Normalization is also a popular option for feature engineering. In this method, the maximum and minimum values in a dataframe are taken into consideration before implementing the operation. After identifying this information, the values for individual features are transformed such that each of the value has have a possible set of minimum values of 0 and a maximum value of 1 respectively.

We use ‘normalize’ that is used to ensure that values lie in the range of 0 and 1. The same operation is performed on the test set. It is to be noted that the minimum and maximum values are taken from the training set and not the test set as doing so would lead to data leakage, giving rise to inflated performance.

Creating New Features

It is now time to add new features that could improve the model performance. In order to increase the performance, adding the most relevant features for the model would be useful. Having domain expertise can help to a large extent in adding those features based on the existing ones. Based on our knowledge, let us add a few features that can improve performance.

We have added ‘euclidean_distance’ feature as this would give a good understanding for the algorithm rather than it only taking the longitude and latitude information between the merchant and the buyer.

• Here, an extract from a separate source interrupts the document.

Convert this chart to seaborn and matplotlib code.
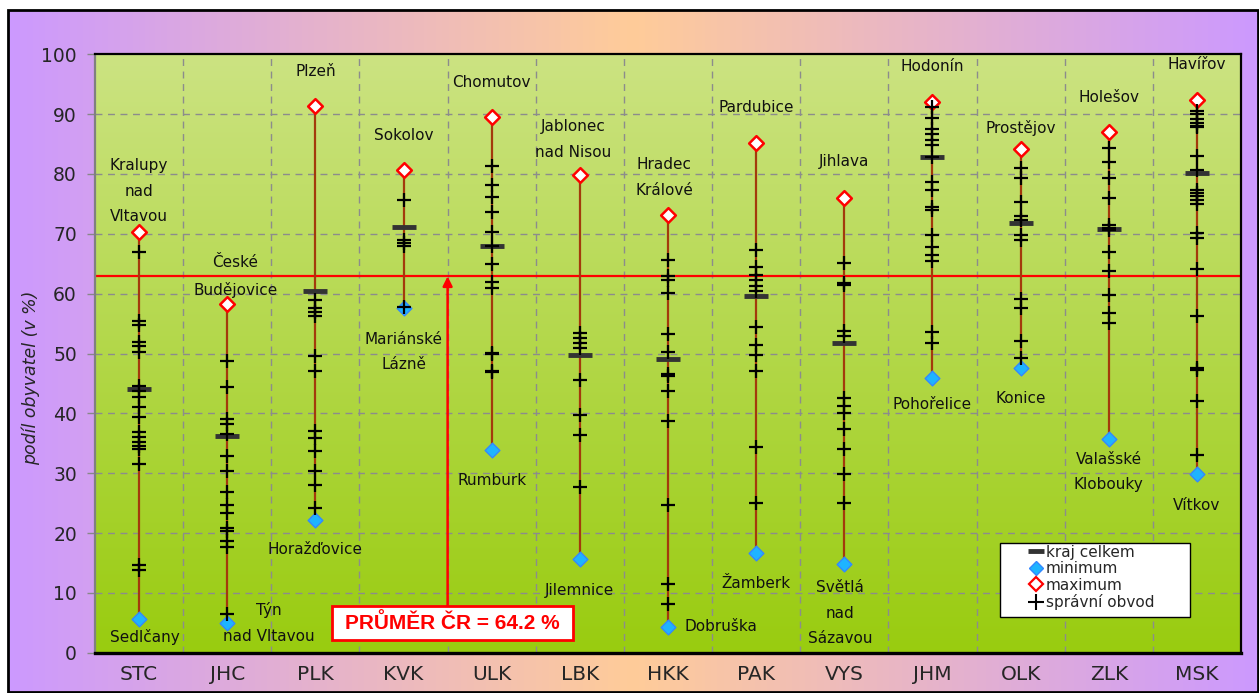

In addition, we are also converting data on the basis of transaction amount and determining whether it is a large transaction or not.

Classification Report (Image from Author)

By adding features such as euclidean distance and flagging whether a transaction amount was high or low, we tend to see an improvement in the overall F1-score of the model for the positive class (fraud transactions).

After going through this article, you should have a firm understanding of the importance of feature engineering in improving model performance. While feature engineering had a good impact in this problem, there might be other problems that might not require a lot of feature engineering but instead can require more data or better ML models to predict the target variable. Therefore, the type of feature engineering to select depends to a large extent on the dataset used and the relationship between the features and the target variable.